Les témoignages d’Afghans, Pakistanais ou bien encore Somaliens insistent tous sur le harcèlement psychologique provoqué par les drones : se sachant épiés, ils conforment leurs comportements aux attentes de l’ennemi, ne sachant jamais si cela sera suffisant pour ne pas être abattu.
Des crimes contre l’Humanité dont Obama est le premier responsable
La majorité des cibles visées par les drones ne sont pas des individus connus de l’état-major américain, mais des individus dont on suppose qu’ils constituent une menace. Évidemment, toute personne luttant contre l’hégémonie américaine, avec ou sans armes, est susceptible d’être considéré comme une menace. Chaque habitant d’un pays soumis aux drones devient une menace présumée. C’est d’ailleurs comme cela que les victimes des drones sont présentées : on nous parle de « militants présumés d’Al-Qaida ». Mais depuis quand le droit permet-il à des militaires de tuer sur la base d’une supposition ? Comment jugent-ils les personnes menaçantes ? Quelles sont les techniques de ces marabouts ? Le gouvernement américain doit cesser d’assassiner des civils en toute impunité en les faisant ensuite passer pour des terroristes en puissance.

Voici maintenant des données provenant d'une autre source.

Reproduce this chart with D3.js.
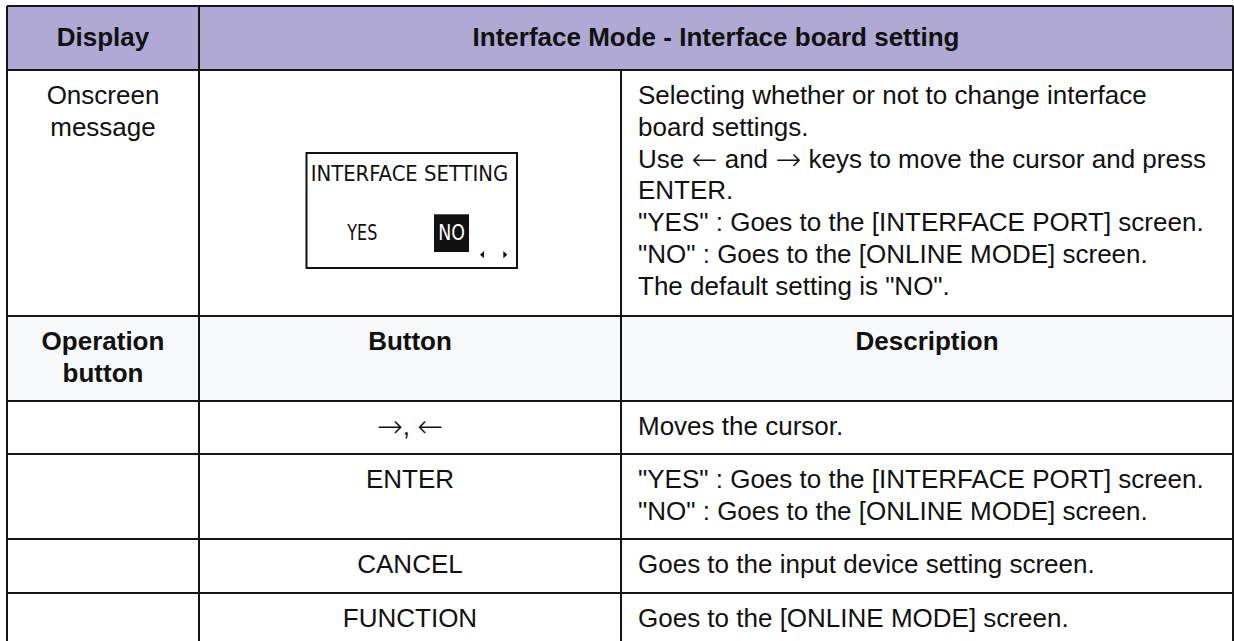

Ironie de l’histoire, la massification des drones a été orchestrée par notre cher prix Nobel de la paix : Barack Obama. Si certains d’entre vous considèrent encore le personnage comme sympathique, sachez que c’est lui qui supervise personnellement ces crimes de guerre. Et que l’on ne crie pas au complot, ces informations sont tirées du New York Times – journal que l’on ne peut accuser de bolchevisme. On y apprend effectivement que chaque mardi, se tient à Washington la réunion de l’appareil de sécurité américain pendant laquelle est établie la liste des personnalités à abattre. La « kill list », pour les intimes. Elle est ensuite remise à Barack Obama qui doit l’approuver de manière orale. Sa responsabilité dans ces crimes de guerre est donc totale, et on est en droit de se demander quelles sont les opérations à mettre en œuvre pour qu’il se retrouve devant la Cour Pénale Internationale. Pour Grégoire Chamayou, cela ne fait aucun doute que « le drone est la forme la plus contemporaine de la chasse à l’homme d’autrefois ».